Though Oregon does have an extensive review process for mining permits, inspection and enforcement of permits remains a major concern. According to Ali Hansen, the communications director for DOGAMI, the agency has five staff statewide responsible for inspection of approximately 900 mines. None of these five individuals are full-time inspectors.

Eugene Sen. Floyd Prozanski, one of four state senators to vote against the bill, raised concerns about the legislation’s impact on greater sage grouse habitat. While bill co-sponsor Republican Sen. Fred Girod emphasized in the reading of the bill that current sage grouse protections will be honored, Prozanski says he’s concerned the bill isn’t responsive to future changes in sage grouse management. 

Prozanski says he has reservations that the bill allows a different land use program for the seven counties that could lock in current rules and block future protections for sage grouse.

Mines and the roads required to service them could have lasting impacts on habitat for plants and animals in eastern Oregon. Water demands of the mines could also lead to diminished lake and groundwater levels, which could affect migratory birds that utilize the lakes as well as farmers and ranchers that depend on groundwater for irrigation.
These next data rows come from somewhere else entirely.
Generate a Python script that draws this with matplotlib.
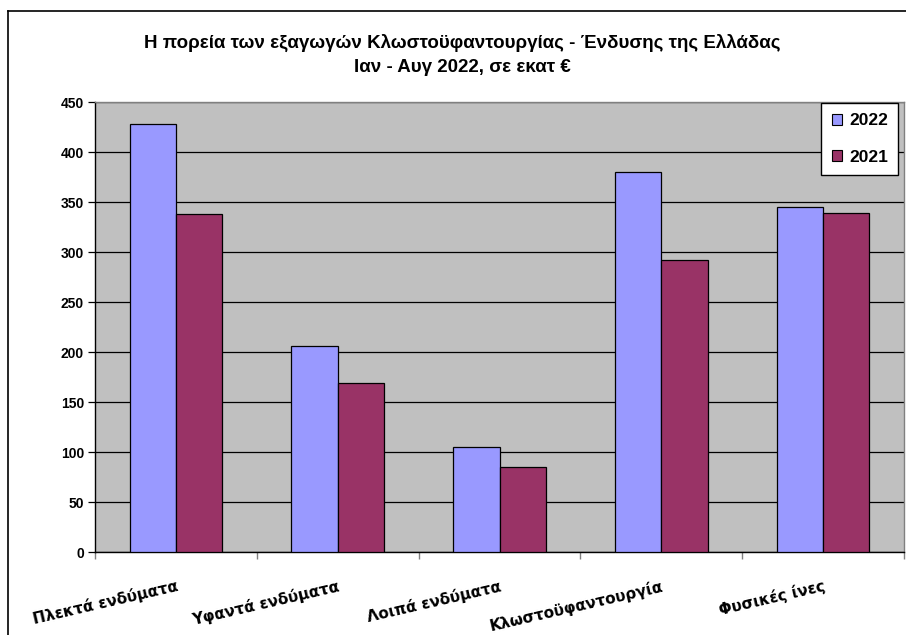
import matplotlib
matplotlib.use("Agg")
import matplotlib.pyplot as plt
import numpy as np
from matplotlib.lines import Line2D
from matplotlib.patches import Patch

categories = ["Πλεκτά ενδύματα", "Υφαντά ενδύματα", "Λοιπά ενδύματα",
              "Κλωστοϋφαντουργία", "Φυσικές ίνες"]
values_2022 = [428, 206, 105, 380, 345]
values_2021 = [338, 169, 85, 292, 339]
series_labels = ["2022", "2021"]
yticks = [0, 50, 100, 150, 200, 250, 300, 350, 400, 450]
title_lines = ["Η πορεία των εξαγωγών Κλωστοϋφαντουργίας - Ένδυσης της Ελλάδας",
               "Ιαν - Αυγ 2022, σε εκατ €"]

c2022 = "#9999FF"
c2021 = "#993366"

W, H = 906, 635
fig = plt.figure(figsize=(W / 100, H / 100), dpi=100)
fig.patch.set_facecolor("white")

# outer chart border
fig.add_artist(Line2D([8 / W, 8 / W], [0, 1 - 11 / H], color="black", lw=1.2,
                      transform=fig.transFigure))
fig.add_artist(Line2D([8 / W, 1], [1 - 11 / H, 1 - 11 / H], color="black", lw=1.2,
                      transform=fig.transFigure))

left, right, top, bottom = 95, 904, 102, 552
ax = fig.add_axes([left / W, (H - bottom) / H, (right - left) / W, (bottom - top) / H])
ax.set_facecolor("#C0C0C0")

n = len(categories)
x = np.arange(n)
bw = 1 / 3.5
ax.bar(x - bw / 2, values_2022, width=bw, color=c2022, edgecolor="black", linewidth=0.9,
       zorder=3, label=series_labels[0])
ax.bar(x + bw / 2, values_2021, width=bw, color=c2021, edgecolor="black", linewidth=0.9,
       zorder=3, label=series_labels[1])

ax.set_xlim(-0.5, n - 0.5)
ax.set_ylim(0, 450)
ax.set_yticks(yticks)
ax.set_yticklabels([str(v) for v in yticks], fontfamily="Liberation Sans",
                   fontweight="bold", fontsize=10)
ax.yaxis.grid(True, color="black", linewidth=0.9, zorder=1)
ax.set_axisbelow(True)
ax.tick_params(axis="y", direction="out", length=5, width=0.9, color="black", pad=3)

# category boundary ticks
ax.set_xticks(np.arange(n + 1) - 0.5)
ax.set_xticklabels([])
ax.tick_params(axis="x", which="major", direction="out", length=5, width=1, color="#808080")
ax.set_xticks(x, minor=True)
ax.set_xticklabels(categories, minor=True, fontfamily="DejaVu Sans", fontweight="bold",
                   fontsize=11, rotation=13, ha="right", va="top", rotation_mode="anchor")
ax.tick_params(axis="x", which="minor", length=0, pad=19)

for s in ["top", "right"]:
    ax.spines[s].set_color("#808080")
for s in ["left", "bottom"]:
    ax.spines[s].set_color("black")
for s in ax.spines.values():
    s.set_linewidth(1)

handles = [Patch(facecolor=c2022, edgecolor="black", linewidth=0.8),
           Patch(facecolor=c2021, edgecolor="black", linewidth=0.8)]
leg = ax.legend(handles, series_labels, loc="upper right",
                bbox_to_anchor=(0.993, 0.998),
                frameon=True, fancybox=False, edgecolor="black", framealpha=1,
                prop={"family": "Liberation Sans", "weight": "bold", "size": 12.5},
                handlelength=0.6, handleheight=0.6, handletextpad=0.4,
                labelspacing=1.25, borderpad=0.6, borderaxespad=0)
leg.get_frame().set_linewidth(1)

fig.text(462 / W, 1 - 43 / H, title_lines[0], ha="center", va="center",
         fontfamily="Liberation Sans", fontweight="bold", fontsize=13.5)
fig.text(462 / W, 1 - 68 / H, title_lines[1], ha="center", va="center",
         fontfamily="Liberation Sans", fontweight="bold", fontsize=13.5)

fig.savefig("out.png", dpi=100)
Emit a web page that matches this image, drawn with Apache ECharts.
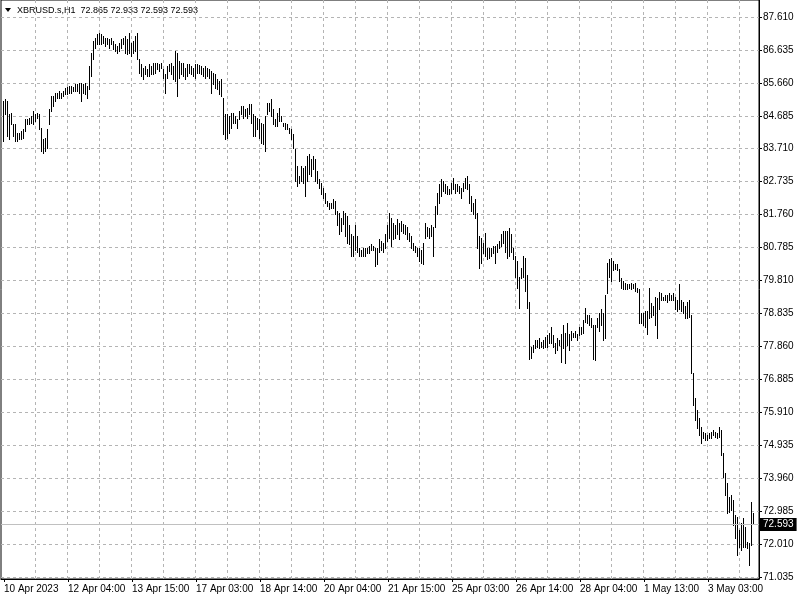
<!DOCTYPE html>
<html><head><meta charset="utf-8">
<script src="https://cdn.jsdelivr.net/npm/echarts@6/dist/echarts.min.js"></script>
<style>html,body{margin:0;padding:0;background:#fff}#c{width:800px;height:600px}</style>
</head><body><div id="c"></div>
<script>
const symbolName = 'XBRUSD.s,H1';
const lastOHLC = [72.865, 72.933, 72.593, 72.593];
const xLabels = ['10 Apr 2023','12 Apr 04:00','13 Apr 15:00','17 Apr 03:00','18 Apr 14:00','20 Apr 04:00','21 Apr 15:00','25 Apr 03:00','26 Apr 14:00','28 Apr 04:00','1 May 13:00','3 May 03:00'];
const yTicks = [87.610,86.635,85.660,84.685,83.710,82.735,81.760,80.785,79.810,78.835,77.860,76.885,75.910,74.935,73.960,72.985,72.010,71.035];
const highs = [
85.13,85.19,85.13,84.74,84.77,84.45,84.45,84.18,84.18,84.24,
84.30,84.60,84.60,84.63,84.69,84.83,84.74,84.77,84.74,84.33,
84.00,84.03,84.30,84.89,85.28,85.28,85.36,85.36,85.42,85.36,
85.42,85.51,85.54,85.57,85.57,85.54,85.63,85.63,85.66,85.66,
85.63,85.66,85.57,86.16,86.55,86.90,86.99,87.11,87.14,87.11,
87.05,86.99,86.99,86.96,86.99,86.90,86.81,86.75,86.84,86.96,
86.99,87.05,86.96,87.14,86.84,86.90,87.05,87.14,86.37,86.22,
86.10,86.16,86.07,86.22,86.16,86.25,86.25,86.25,86.22,86.25,
86.07,85.93,86.16,86.22,86.25,86.16,86.61,86.55,86.31,86.25,
86.25,86.10,86.22,86.22,86.16,86.10,86.22,86.22,86.19,86.16,
86.10,86.16,86.10,86.07,86.01,85.95,85.93,85.78,85.72,85.78,
85.22,84.74,84.74,84.69,84.77,84.77,84.69,84.60,84.83,84.98,
84.98,84.89,84.92,85.04,85.04,84.74,84.69,84.63,84.60,84.48,
84.45,84.69,85.07,85.07,85.19,84.89,84.60,84.77,84.92,84.69,
84.48,84.48,84.45,84.33,84.30,84.15,83.71,83.21,82.91,83.21,
83.15,83.21,83.50,83.56,83.41,83.50,83.41,83.06,82.82,82.71,
82.56,82.41,82.17,82.11,82.09,82.23,82.17,81.88,81.82,81.67,
81.88,81.82,81.73,81.44,81.20,81.14,81.44,81.14,80.78,80.70,
80.78,80.76,80.78,80.84,80.90,80.84,80.76,80.78,81.05,80.99,
80.93,81.20,81.44,81.82,81.67,81.52,81.44,81.64,81.52,81.58,
81.49,81.44,81.38,81.23,81.14,80.93,80.84,80.78,80.76,80.70,
80.93,81.52,81.38,81.35,81.44,81.38,82.03,82.41,82.68,82.82,
82.76,82.68,82.62,82.53,82.71,82.85,82.68,82.68,82.62,82.56,
82.71,82.85,82.91,82.68,82.32,82.11,82.23,81.82,81.14,81.08,
80.93,81.23,80.78,80.76,80.78,80.84,80.84,80.90,80.99,81.20,
81.29,81.29,81.29,81.35,81.20,80.78,80.55,80.40,79.90,80.19,
80.55,80.49,79.96,79.16,77.83,77.89,78.04,78.04,78.10,77.98,
78.04,78.13,78.19,78.27,78.42,78.19,77.95,78.10,78.04,78.24,
78.48,78.27,78.54,78.24,78.33,78.27,78.33,78.24,78.42,78.42,
78.63,79.01,78.78,78.78,78.69,78.48,78.48,78.69,78.86,78.98,
78.86,79.37,80.34,80.46,80.49,80.40,80.31,80.31,80.16,79.87,
79.81,79.75,79.72,79.72,79.75,79.72,79.75,79.60,79.57,78.84,
78.84,78.92,78.92,79.60,79.13,79.07,79.31,79.28,79.46,79.43,
79.31,79.37,79.37,79.43,79.37,79.43,79.31,79.22,79.72,79.22,
79.16,79.07,79.16,79.22,78.78,77.06,76.32,75.97,75.73,75.47,
75.32,75.29,75.23,75.29,75.32,75.38,75.32,75.29,75.47,75.38,
74.70,74.11,73.81,73.40,73.46,73.31,72.87,72.81,72.42,72.63,
72.78,72.51,72.07,72.04,73.25,72.933
];
const lows = [
83.95,84.74,84.09,84.00,84.45,84.09,83.95,83.95,84.00,84.00,
84.03,84.24,84.45,84.45,84.48,84.45,84.54,84.63,84.30,83.65,
83.59,83.65,83.74,84.45,84.83,84.98,85.13,85.22,85.22,85.22,
85.28,85.33,85.33,85.36,85.36,85.42,85.42,85.42,85.36,85.13,
85.36,85.33,85.22,85.48,85.87,86.37,86.69,86.81,86.81,86.81,
86.84,86.75,86.81,86.69,86.81,86.66,86.61,86.55,86.61,86.69,
86.81,86.55,86.52,86.55,86.46,86.55,86.61,86.37,85.95,85.87,
85.78,85.93,85.87,85.87,85.93,85.93,85.95,86.07,86.01,86.10,
85.81,85.36,85.81,86.01,85.93,85.78,85.72,85.28,85.81,85.93,
85.87,85.78,85.87,85.95,85.93,85.87,85.81,85.95,85.95,85.93,
85.87,85.81,85.87,85.81,85.36,85.63,85.51,85.48,85.33,85.28,
84.15,84.00,84.03,84.18,84.33,84.48,84.48,84.33,84.60,84.74,
84.63,84.69,84.63,84.74,84.48,84.09,84.09,84.30,84.03,83.89,
83.86,83.65,84.74,84.83,84.69,84.45,84.39,84.39,84.54,84.54,
84.39,84.30,84.30,84.18,84.00,83.74,82.76,82.62,82.71,82.76,
82.71,82.32,82.76,82.97,82.91,83.12,82.76,82.71,82.56,82.38,
82.26,82.11,82.03,81.94,81.97,81.97,81.79,81.44,81.20,81.29,
81.49,81.14,80.93,80.90,80.55,80.55,80.70,80.64,80.55,80.55,
80.55,80.55,80.61,80.61,80.70,80.70,80.25,80.31,80.64,80.70,
80.64,80.78,80.99,81.08,80.84,81.05,81.08,81.20,81.05,81.29,
81.23,81.20,81.05,80.99,80.78,80.70,80.64,80.55,80.40,80.34,
80.31,81.08,81.14,81.08,81.14,80.55,81.38,81.79,82.11,82.32,
82.47,82.41,82.38,82.38,82.41,82.53,82.41,82.47,82.41,82.26,
82.47,82.56,82.53,82.11,81.88,81.79,81.67,80.78,80.19,80.34,
80.61,80.55,80.46,80.49,80.55,80.61,80.34,80.64,80.76,80.84,
80.93,80.64,80.49,80.55,80.64,80.46,79.90,79.60,79.01,79.87,
79.90,79.51,79.01,77.50,77.53,77.68,77.80,77.83,77.80,77.83,
77.80,77.83,77.83,77.95,77.95,77.83,77.65,77.74,77.89,77.39,
77.80,77.36,77.89,77.74,78.04,78.13,78.13,78.04,78.19,78.24,
78.27,78.57,78.54,78.48,78.42,77.50,77.45,78.42,78.33,78.48,
78.04,78.10,79.43,79.90,79.81,80.11,80.16,80.11,79.81,79.60,
79.57,79.57,79.57,79.60,79.57,79.60,79.51,79.46,78.54,78.54,
78.48,78.42,78.24,78.69,78.72,78.78,78.48,78.10,78.98,79.22,
79.22,79.22,79.16,79.22,79.22,79.22,78.98,78.92,78.98,78.92,
78.84,78.69,78.69,78.72,77.06,76.12,75.67,75.44,75.23,74.99,
75.14,75.08,75.08,75.14,75.14,75.23,75.17,75.14,75.17,74.64,
73.99,73.46,72.93,72.95,73.01,72.57,72.19,71.68,71.92,71.83,
71.92,71.92,71.89,71.39,71.98,72.593
];

const yMin = 70.976, yMax = 88.112;
const padBefore = 1, padAfter = 2;
const labelEvery = 32, gridEvery = 16;
const nCat = highs.length + padBefore + padAfter;
const categories = Array.from({length: nCat}, (_, i) => 'c' + i);
const bars = highs.map((h, j) => [j + padBefore, h, lows[j]]);
const isLabelIdx = i => {
  const j = i - padBefore;
  return j >= 0 && j % labelEvery === 0 && j / labelEvery < xLabels.length;
};
const FONT = 'Liberation Sans';
const gridColor = '#b4b4b4';

const chart = echarts.init(document.getElementById('c'), null, {renderer: 'canvas'});
chart.setOption({
  animation: false,
  backgroundColor: '#fff',
  grid: {left: 1, right: 41, top: -1, bottom: 21, show: true, borderColor: '#000', borderWidth: 1, backgroundColor: '#fff'},
  xAxis: {
    type: 'category', data: categories, boundaryGap: true,
    axisLine: {show: true, lineStyle: {color: '#000', width: 1}},
    axisTick: {show: true, interval: i => isLabelIdx(i), alignWithLabel: true, length: 3, lineStyle: {color: '#000'}},
    axisLabel: {show: true, interval: i => isLabelIdx(i), formatter: (v, i) => isLabelIdx(i) ? xLabels[(i - padBefore) / labelEvery] : '',
      align: 'left', margin: 5, color: '#000', fontFamily: FONT, fontSize: 10},
    splitLine: {show: true, interval: i => i > padBefore && (i - padBefore) % gridEvery === 0, lineStyle: {color: gridColor, type: [3, 3], width: 1}}
  },
  yAxis: {
    type: 'value', position: 'right', min: yMin, max: yMax,
    axisLine: {show: true, lineStyle: {color: '#000', width: 1}},
    axisTick: {show: true, customValues: yTicks, length: 3, inside: false, lineStyle: {color: '#000'}},
    axisLabel: {show: true, customValues: yTicks, formatter: v => v.toFixed(3), margin: 4, color: '#000', fontFamily: FONT, fontSize: 10},
    splitLine: {show: true, lineStyle: {color: gridColor, type: [3, 3], width: 1}}
  },
  graphic: [
    {type: 'polygon', shape: {points: [[5, 8], [11, 8], [8, 12]]}, style: {fill: '#000'}},
    {type: 'text', left: 17, top: 6, style: {text: symbolName + '  ' + lastOHLC.map(v => v.toFixed(3)).join(' '), font: '9px "Liberation Sans"', fill: '#000'}}
  ],
  series: [{
    type: 'custom',
    data: bars,
    encode: {x: 0, y: [1, 2]},
    renderItem: (params, api) => {
      const hi = api.coord([api.value(0), api.value(1)]);
      const lo = api.coord([api.value(0), api.value(2)]);
      const px = Math.round(hi[0]) - 0.5;
      return {type: 'line', shape: {x1: px, y1: Math.round(hi[1]), x2: px, y2: Math.round(lo[1]) + 1}, style: {stroke: '#000', lineWidth: 1}};
    },
    markLine: {
      silent: true, symbol: 'none', animation: false,
      data: [{yAxis: lastOHLC[3]}],
      lineStyle: {color: '#c0c0c0', type: 'solid', width: 1},
      label: {show: true, position: 'end', formatter: lastOHLC[3].toFixed(3), color: '#fff', backgroundColor: '#000', padding: [2, 3, 1, 3], fontFamily: FONT, fontSize: 10, distance: 1}
    }
  }]
});
</script>
</body></html>
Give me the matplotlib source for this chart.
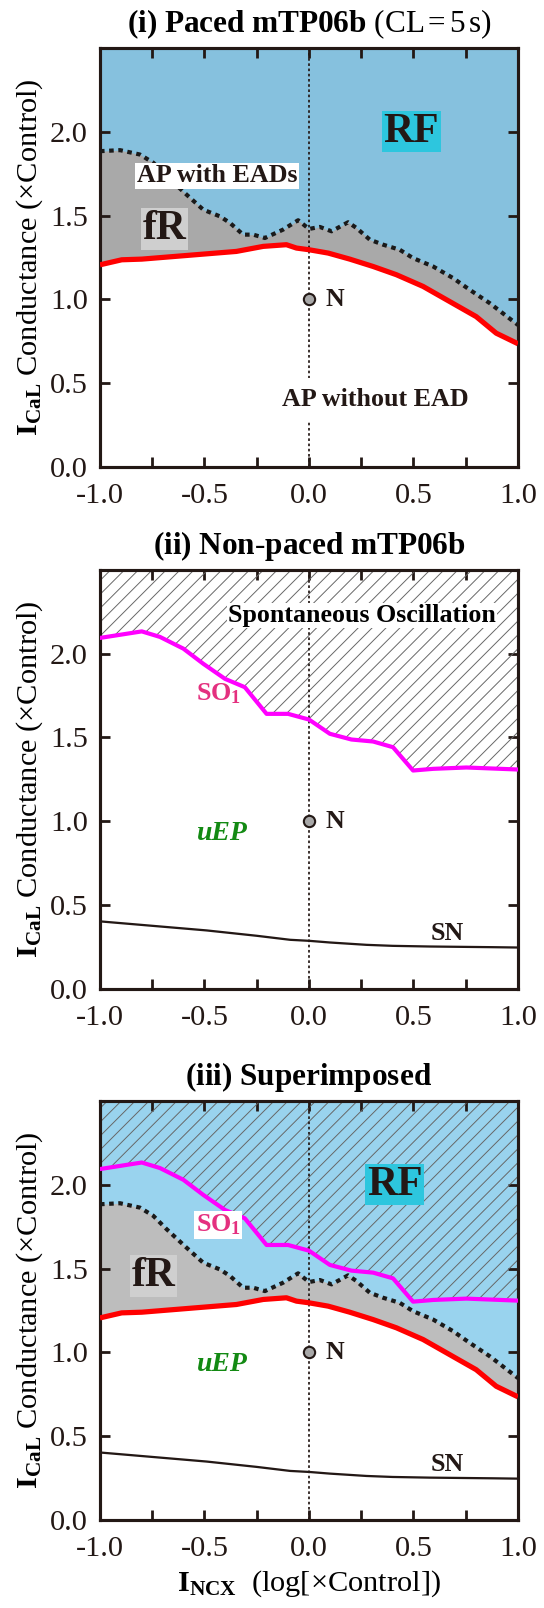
import matplotlib
matplotlib.use('Agg')
import matplotlib.pyplot as plt
from matplotlib.ticker import MultipleLocator, FixedLocator

plt.rcParams['font.family'] = ['Liberation Serif', 'DejaVu Serif']
plt.rcParams['mathtext.fontset'] = 'custom'
plt.rcParams['mathtext.rm'] = 'Liberation Serif'
plt.rcParams['mathtext.bf'] = 'Liberation Serif:bold'
plt.rcParams['mathtext.it'] = 'Liberation Serif:italic'
plt.rcParams['hatch.linewidth'] = 0.55
plt.rcParams['hatch.color'] = '#666666'

# boundaries: x = log10(NCX scale), y = ICaL scale
ncx_red = [-1.0, -0.896, -0.80, -0.347, -0.219, -0.108, -0.06, 0.0, 0.092, 0.195,
           0.307, 0.418, 0.546, 0.673, 0.80, 0.896, 1.0]
cal_red = [1.206, 1.236, 1.24, 1.286, 1.316, 1.326, 1.306, 1.296, 1.276, 1.240,
           1.196, 1.147, 1.077, 0.987, 0.897, 0.798, 0.735]

ncx_ead = [-1.0, -0.904, -0.809, -0.745, -0.681, -0.586, -0.506, -0.426, -0.378, -0.315,
           -0.267, -0.211, -0.124, -0.052, 0.0, 0.052, 0.108, 0.187, 0.227, 0.291,
           0.355, 0.434, 0.498, 0.594, 0.689, 0.769, 0.865, 1.0]
cal_ead = [1.884, 1.890, 1.864, 1.815, 1.735, 1.625, 1.535, 1.495, 1.456, 1.386,
           1.386, 1.366, 1.416, 1.472, 1.42, 1.432, 1.406, 1.460, 1.426, 1.356,
           1.326, 1.296, 1.246, 1.196, 1.127, 1.057, 0.977, 0.847]

ncx_so1 = [-1.0, -0.80, -0.713, -0.601, -0.506, -0.402, -0.307, -0.203, -0.10, 0.0,
           0.10, 0.203, 0.307, 0.402, 0.498, 0.594, 0.753, 1.0]
cal_so1 = [2.094, 2.133, 2.10, 2.03, 1.94, 1.85, 1.80, 1.641, 1.641, 1.607,
           1.522, 1.488, 1.476, 1.442, 1.303, 1.313, 1.321, 1.309]

ncx_sn = [-1.0, -0.49, -0.25, -0.09, 0.0, 0.10, 0.275, 0.40, 0.578, 0.88, 1.0]
cal_sn = [0.403, 0.349, 0.317, 0.293, 0.287, 0.277, 0.263, 0.257, 0.253, 0.249, 0.247]

control = (0.0, 1.0)
y_ticks = [0.0, 0.5, 1.0, 1.5, 2.0]

titles = [r'$\mathbf{(i)\ Paced\ mTP06b}$ (CL$\,$=$\,$5$\,$s)',
          r'$\mathbf{(ii)\ Non}$-$\mathbf{paced\ mTP06b}$',
          r'$\mathbf{(iii)\ Superimposed}$']

YTOP = 2.5


def setup_axes(ax, title):
    ax.set_xlim(-1, 1)
    ax.set_ylim(0, YTOP)
    ax.xaxis.set_major_locator(MultipleLocator(0.5))
    ax.xaxis.set_minor_locator(MultipleLocator(0.25))
    ax.yaxis.set_major_locator(FixedLocator(y_ticks))
    ax.xaxis.set_major_formatter(lambda v, p: f'{v:.1f}')
    ax.yaxis.set_major_formatter(lambda v, p: f'{v:.1f}')
    ax.tick_params(which='both', direction='in', top=True, right=True,
                   length=6, width=1.6, labelsize=17.5, colors='#231815')
    ax.tick_params(axis='x', pad=9)
    ax.tick_params(axis='y', pad=7)
    for s in ax.spines.values():
        s.set_linewidth(1.8)
        s.set_color('#231815')
    ax.set_ylabel(r'$\mathbf{I}_{\mathbf{CaL}}$ Conductance (×Control)', fontsize=17.5, labelpad=3)
    ax.set_title(title, fontsize=18, pad=9)


def draw_paced(ax, blue, grey, rf_xy, fr_xy):
    ax.fill_between(ncx_red, cal_red, YTOP, color=grey, lw=0, zorder=1)
    ax.fill_between(ncx_ead, cal_ead, YTOP, color=blue, lw=0, zorder=1.5)
    ax.plot(ncx_red, cal_red, color='#ff0000', lw=3, zorder=4, solid_capstyle='butt')
    ax.plot(ncx_ead, cal_ead, color='#1a1a1a', lw=2.4, ls=(0, (1.1, 1.1)), zorder=4)
    ax.text(*rf_xy, 'RF', fontsize=24, fontweight='bold', ha='center', va='center',
            color='#231815', zorder=6,
            bbox=dict(boxstyle='square,pad=0.04', fc='#2dc6de', ec='none'))
    ax.text(*fr_xy, 'fR', fontsize=24, fontweight='bold', ha='center', va='center',
            color='#231815', zorder=6,
            bbox=dict(boxstyle='square,pad=0.04', fc='#cfcfcf', ec='none'))


def draw_nonpaced(ax, white_box):
    ax.fill_between(ncx_so1, cal_so1, YTOP, facecolor='none', edgecolor='#666666',
                    hatch='///', lw=0, zorder=2)
    ax.plot(ncx_so1, cal_so1, color='#ff00ff', lw=2.4, zorder=4)
    ax.plot(ncx_sn, cal_sn, color='#231815', lw=1.3, zorder=4)
    bb = dict(boxstyle='square,pad=0.05', fc='white', ec='none') if white_box else None
    ax.text(-0.435, 1.76, r'SO$_{\mathbf{1}}$', fontsize=15, fontweight='bold',
            color='#e4307f', ha='center', va='center', zorder=6, bbox=bb)
    ax.text(-0.416, 0.93, 'uEP', fontsize=16, fontweight='bold', fontstyle='italic',
            color='#138a13', ha='center', va='center', zorder=6)
    ax.text(0.66, 0.33, 'SN', fontsize=15, fontweight='bold', color='#231815',
            ha='center', va='center', zorder=6)


def draw_control(ax):
    ax.axvline(0, color='#231815', lw=1.0, ls=(0, (1.5, 1.5)), zorder=3)
    ax.plot(*control, 'o', ms=6.5, mfc='#a8a8a8', mec='#231815', mew=1.2, zorder=7)
    ax.text(0.08, 1.0, 'N', fontsize=15, fontweight='bold', color='#231815',
            ha='left', va='center', zorder=6)


fig = plt.figure(figsize=(544 / 125, 1608 / 125), dpi=125)
ax1 = fig.add_axes([0.1838, 0.7096, 0.7684, 0.2606])
ax2 = fig.add_axes([0.1838, 0.3850, 0.7684, 0.2606])
ax3 = fig.add_axes([0.1838, 0.0547, 0.7684, 0.2606])

# (i) paced
setup_axes(ax1, titles[0])
draw_paced(ax1, '#86c1de', '#a9a9a9', (0.49, 2.0), (-0.69, 1.42))
draw_control(ax1)
ax1.text(-0.44, 1.737, 'AP with EADs', fontsize=15, fontweight='bold', color='#231815',
         ha='center', va='center', zorder=6,
         bbox=dict(boxstyle='square,pad=0.05', fc='white', ec='none'))
ax1.text(0.316, 0.40, 'AP without EAD', fontsize=15, fontweight='bold', color='#231815',
         ha='center', va='center', zorder=6,
         bbox=dict(boxstyle='square,pad=0.4', fc='white', ec='none'))

# (ii) non-paced
setup_axes(ax2, titles[1])
draw_nonpaced(ax2, False)
draw_control(ax2)
ax2.text(0.254, 2.228, 'Spontaneous Oscillation', fontsize=15, fontweight='bold',
         color='black', ha='center', va='center', zorder=6,
         bbox=dict(boxstyle='square,pad=0.05', fc='white', ec='none'))

# (iii) superimposed
setup_axes(ax3, titles[2])
draw_paced(ax3, '#99d3ee', '#bdbdbd', (0.41, 2.0), (-0.745, 1.455))
draw_nonpaced(ax3, True)
draw_control(ax3)
ax3.set_xlabel(r'$\mathbf{I}_{\mathbf{NCX}}$  (log[×Control])', fontsize=17.5, labelpad=4)

fig.savefig('out.png', dpi=125)
plt.close(fig)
The Oregon Natural Desert Association (ONDA) opposes the bill and argues: “The risk to years of conservation effort is not warranted when a major mining project such as that envisioned in SB 644 already has feasible pathways for reasonable and thoughtful permitting through existing law.”

ONDA argues the new process could become more complicated and less effective in minimizing the harm of mining. “Without appropriate safeguards the result is all-too-often the long-term degradation of the environment and impacts to human health, safety and well-being.”

For 21-year-old miner Chance Dewitt, new mines “would be good for eastern Oregon as far as there’s a lot of people and a lot of money in the industry.” 

However, he does foresee some complications with bringing big mining to eastern Oregon. “I could see how it could not go over all that smooth at the bars,” Dewitt says.